> [EXERCISE PROMPT]:
Keep only the lines of the data below that contain "this", and copy them.

> [RECORDED INFORMATION]:
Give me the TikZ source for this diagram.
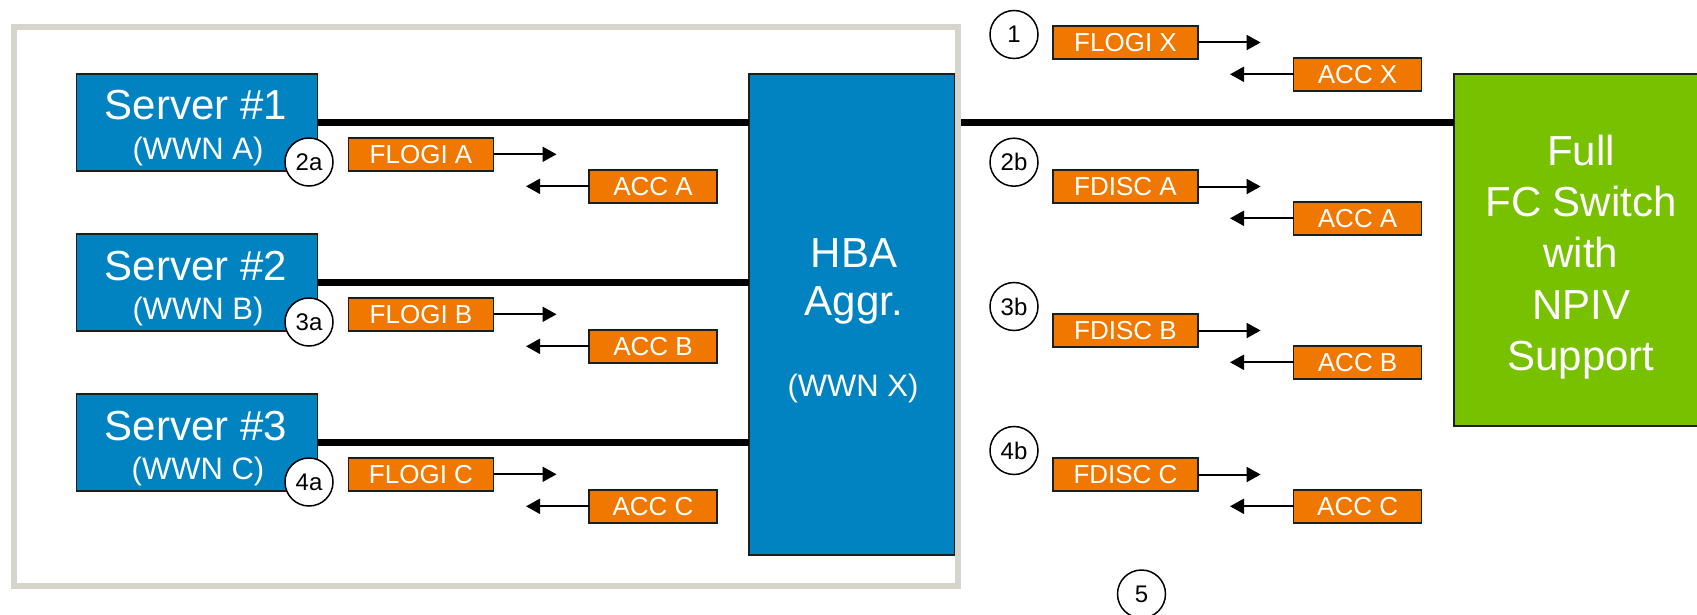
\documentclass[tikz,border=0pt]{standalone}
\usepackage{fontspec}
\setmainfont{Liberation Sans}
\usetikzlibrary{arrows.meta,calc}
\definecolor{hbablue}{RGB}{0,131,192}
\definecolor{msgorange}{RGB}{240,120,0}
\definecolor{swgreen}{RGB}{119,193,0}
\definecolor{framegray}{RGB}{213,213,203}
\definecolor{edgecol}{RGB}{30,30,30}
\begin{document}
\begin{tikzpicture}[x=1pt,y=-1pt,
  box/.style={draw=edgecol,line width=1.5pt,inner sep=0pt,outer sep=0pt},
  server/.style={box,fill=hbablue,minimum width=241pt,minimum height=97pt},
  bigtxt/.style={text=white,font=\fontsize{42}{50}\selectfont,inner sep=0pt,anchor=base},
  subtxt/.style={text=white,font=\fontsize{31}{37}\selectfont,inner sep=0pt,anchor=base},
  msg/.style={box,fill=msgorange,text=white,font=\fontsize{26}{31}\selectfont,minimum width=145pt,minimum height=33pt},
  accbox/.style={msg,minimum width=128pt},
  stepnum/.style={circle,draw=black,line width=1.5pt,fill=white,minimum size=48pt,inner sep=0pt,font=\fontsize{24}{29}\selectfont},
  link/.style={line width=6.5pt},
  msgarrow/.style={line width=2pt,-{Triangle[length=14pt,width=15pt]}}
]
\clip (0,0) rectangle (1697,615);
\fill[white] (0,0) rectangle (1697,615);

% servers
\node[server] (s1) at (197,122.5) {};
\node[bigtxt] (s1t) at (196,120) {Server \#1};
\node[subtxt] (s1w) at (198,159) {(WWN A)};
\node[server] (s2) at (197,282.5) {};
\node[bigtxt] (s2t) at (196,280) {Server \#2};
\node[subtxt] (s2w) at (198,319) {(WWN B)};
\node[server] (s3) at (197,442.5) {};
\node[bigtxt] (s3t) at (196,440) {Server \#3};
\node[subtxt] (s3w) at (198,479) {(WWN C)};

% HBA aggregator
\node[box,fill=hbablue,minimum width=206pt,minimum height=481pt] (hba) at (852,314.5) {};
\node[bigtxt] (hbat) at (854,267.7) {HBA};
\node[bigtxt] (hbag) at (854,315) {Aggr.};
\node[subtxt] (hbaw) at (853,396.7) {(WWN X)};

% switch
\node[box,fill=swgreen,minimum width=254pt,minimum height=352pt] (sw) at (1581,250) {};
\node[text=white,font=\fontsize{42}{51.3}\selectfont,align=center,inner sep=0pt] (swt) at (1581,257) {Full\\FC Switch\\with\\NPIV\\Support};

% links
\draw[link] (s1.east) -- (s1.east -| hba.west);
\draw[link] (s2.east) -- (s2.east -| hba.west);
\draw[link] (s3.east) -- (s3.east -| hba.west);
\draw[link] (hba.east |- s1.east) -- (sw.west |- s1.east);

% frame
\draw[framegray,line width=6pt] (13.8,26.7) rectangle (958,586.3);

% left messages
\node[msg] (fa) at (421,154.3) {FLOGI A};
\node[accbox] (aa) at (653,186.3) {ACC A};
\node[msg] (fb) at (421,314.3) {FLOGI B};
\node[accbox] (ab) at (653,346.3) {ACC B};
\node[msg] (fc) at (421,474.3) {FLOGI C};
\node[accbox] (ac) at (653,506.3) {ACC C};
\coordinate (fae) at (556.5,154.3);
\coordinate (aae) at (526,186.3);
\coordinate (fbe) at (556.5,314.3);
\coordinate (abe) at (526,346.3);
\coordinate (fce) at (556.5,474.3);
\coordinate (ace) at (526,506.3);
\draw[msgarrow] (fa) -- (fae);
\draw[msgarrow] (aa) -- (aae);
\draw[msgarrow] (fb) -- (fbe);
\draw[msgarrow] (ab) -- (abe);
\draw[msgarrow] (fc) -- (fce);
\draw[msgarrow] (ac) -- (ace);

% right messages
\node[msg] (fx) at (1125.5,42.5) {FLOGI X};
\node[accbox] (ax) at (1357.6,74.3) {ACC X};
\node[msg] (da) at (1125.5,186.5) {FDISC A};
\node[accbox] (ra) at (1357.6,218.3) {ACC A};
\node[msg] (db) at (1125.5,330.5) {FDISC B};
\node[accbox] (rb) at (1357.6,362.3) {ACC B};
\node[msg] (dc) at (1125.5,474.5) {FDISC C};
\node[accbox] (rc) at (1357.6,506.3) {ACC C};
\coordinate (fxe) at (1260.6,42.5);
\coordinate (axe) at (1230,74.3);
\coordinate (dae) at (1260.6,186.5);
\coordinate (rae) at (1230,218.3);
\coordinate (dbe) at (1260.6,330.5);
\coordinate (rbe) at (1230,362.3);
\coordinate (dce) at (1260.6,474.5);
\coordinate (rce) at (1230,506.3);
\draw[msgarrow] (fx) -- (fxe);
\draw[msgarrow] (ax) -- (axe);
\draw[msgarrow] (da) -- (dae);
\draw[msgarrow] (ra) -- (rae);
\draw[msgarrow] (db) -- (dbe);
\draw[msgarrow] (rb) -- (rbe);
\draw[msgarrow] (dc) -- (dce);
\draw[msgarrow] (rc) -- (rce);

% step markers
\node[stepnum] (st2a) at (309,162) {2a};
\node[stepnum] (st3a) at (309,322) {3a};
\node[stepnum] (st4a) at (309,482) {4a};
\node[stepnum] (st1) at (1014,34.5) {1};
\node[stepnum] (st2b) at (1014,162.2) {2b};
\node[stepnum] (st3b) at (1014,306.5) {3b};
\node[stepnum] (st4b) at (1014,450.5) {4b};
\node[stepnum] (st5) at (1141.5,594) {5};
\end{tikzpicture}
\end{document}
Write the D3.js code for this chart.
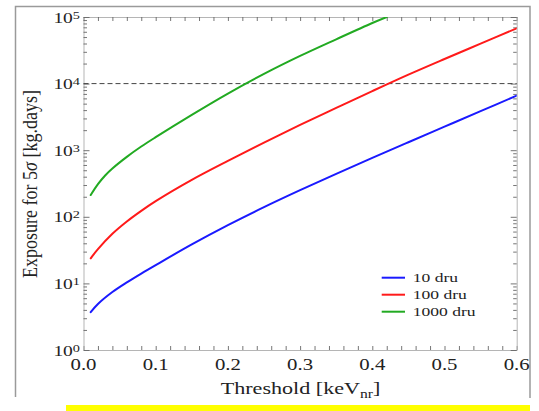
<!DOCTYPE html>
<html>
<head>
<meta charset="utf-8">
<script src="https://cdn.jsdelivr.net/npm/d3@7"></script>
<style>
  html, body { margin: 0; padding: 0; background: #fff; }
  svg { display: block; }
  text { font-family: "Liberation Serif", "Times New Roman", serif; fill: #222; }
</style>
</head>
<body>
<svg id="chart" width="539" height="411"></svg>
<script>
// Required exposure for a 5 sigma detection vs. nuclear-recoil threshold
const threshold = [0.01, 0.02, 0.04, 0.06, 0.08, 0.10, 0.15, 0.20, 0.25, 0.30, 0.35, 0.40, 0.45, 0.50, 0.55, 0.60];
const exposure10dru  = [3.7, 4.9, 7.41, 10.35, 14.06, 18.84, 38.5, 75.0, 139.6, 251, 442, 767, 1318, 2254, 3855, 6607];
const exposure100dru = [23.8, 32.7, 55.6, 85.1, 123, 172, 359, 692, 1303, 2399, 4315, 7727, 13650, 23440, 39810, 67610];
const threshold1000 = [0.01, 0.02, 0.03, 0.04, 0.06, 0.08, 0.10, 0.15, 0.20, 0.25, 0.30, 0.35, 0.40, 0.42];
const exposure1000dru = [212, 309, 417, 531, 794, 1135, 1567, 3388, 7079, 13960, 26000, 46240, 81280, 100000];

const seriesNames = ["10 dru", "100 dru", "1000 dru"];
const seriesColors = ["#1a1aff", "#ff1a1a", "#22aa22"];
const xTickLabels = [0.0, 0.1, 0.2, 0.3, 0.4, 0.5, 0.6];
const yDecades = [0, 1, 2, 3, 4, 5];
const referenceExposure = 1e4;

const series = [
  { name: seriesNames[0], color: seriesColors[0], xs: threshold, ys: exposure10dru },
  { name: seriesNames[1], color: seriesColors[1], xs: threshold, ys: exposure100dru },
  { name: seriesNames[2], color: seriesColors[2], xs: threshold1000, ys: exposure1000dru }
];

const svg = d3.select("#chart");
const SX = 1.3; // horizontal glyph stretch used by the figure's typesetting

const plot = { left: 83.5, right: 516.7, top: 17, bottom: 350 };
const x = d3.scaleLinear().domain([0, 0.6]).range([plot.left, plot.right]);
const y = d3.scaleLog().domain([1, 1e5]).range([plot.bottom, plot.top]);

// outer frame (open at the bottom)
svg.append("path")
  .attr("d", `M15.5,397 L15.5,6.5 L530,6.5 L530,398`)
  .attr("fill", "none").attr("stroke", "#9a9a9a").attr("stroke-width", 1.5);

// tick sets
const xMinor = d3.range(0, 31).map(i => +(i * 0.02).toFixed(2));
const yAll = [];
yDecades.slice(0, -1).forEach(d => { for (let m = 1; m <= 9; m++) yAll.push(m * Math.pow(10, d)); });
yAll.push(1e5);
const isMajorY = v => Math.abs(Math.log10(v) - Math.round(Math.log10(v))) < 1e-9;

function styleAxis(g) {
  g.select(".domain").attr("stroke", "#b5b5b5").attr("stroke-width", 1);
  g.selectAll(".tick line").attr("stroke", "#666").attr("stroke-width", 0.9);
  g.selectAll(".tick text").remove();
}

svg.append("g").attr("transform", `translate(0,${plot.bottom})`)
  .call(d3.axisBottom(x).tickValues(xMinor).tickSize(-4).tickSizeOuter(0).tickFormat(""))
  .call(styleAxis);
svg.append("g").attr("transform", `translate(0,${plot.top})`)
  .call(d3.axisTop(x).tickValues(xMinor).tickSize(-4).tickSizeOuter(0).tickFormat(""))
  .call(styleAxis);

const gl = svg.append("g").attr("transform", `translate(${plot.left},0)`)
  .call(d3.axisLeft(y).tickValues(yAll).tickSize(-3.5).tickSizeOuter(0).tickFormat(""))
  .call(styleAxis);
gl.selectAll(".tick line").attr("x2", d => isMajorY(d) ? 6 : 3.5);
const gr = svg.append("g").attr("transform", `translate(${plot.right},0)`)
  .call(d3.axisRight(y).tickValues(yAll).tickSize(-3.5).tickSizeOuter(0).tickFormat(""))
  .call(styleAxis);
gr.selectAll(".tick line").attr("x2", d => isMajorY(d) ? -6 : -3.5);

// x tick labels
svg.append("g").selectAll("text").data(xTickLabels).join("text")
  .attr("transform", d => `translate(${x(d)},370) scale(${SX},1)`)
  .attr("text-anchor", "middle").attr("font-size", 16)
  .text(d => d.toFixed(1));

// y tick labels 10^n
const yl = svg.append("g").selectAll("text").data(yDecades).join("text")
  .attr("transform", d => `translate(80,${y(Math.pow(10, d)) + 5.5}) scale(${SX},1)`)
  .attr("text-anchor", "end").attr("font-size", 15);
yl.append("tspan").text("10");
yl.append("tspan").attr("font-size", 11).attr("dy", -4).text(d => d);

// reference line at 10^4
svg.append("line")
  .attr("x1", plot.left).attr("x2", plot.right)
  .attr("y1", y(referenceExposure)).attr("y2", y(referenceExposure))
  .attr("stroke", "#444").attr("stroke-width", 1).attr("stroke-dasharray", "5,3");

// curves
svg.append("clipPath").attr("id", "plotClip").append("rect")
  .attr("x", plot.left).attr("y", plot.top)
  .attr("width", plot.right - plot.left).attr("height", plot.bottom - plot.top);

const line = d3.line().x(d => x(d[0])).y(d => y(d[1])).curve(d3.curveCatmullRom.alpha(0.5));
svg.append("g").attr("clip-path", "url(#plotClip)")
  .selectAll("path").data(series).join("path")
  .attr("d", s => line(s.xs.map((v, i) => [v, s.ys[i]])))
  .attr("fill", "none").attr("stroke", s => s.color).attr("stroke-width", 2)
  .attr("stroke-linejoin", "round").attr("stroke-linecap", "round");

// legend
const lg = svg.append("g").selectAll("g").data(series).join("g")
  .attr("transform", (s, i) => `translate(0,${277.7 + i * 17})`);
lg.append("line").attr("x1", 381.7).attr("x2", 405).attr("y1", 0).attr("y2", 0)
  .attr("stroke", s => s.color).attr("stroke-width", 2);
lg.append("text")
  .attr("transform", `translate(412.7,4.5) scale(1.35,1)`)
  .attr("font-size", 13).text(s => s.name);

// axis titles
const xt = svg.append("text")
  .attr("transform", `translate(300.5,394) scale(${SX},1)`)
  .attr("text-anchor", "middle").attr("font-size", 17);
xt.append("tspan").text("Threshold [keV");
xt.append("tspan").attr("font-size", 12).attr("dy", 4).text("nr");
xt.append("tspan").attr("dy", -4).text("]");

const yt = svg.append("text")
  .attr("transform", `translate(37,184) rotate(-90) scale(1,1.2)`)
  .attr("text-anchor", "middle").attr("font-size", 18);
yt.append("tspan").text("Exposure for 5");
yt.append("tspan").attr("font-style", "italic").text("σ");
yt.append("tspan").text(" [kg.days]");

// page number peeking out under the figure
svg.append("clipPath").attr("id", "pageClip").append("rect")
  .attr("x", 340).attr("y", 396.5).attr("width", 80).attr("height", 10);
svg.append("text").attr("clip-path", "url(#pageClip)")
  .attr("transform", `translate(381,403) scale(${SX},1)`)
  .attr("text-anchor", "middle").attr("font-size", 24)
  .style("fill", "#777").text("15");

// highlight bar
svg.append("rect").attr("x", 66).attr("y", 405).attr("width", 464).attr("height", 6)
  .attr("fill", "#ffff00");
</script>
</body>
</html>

> [RIGHT ANSWER]:
Give me the TikZ source for this diagram.
Write the D3.js code for this chart.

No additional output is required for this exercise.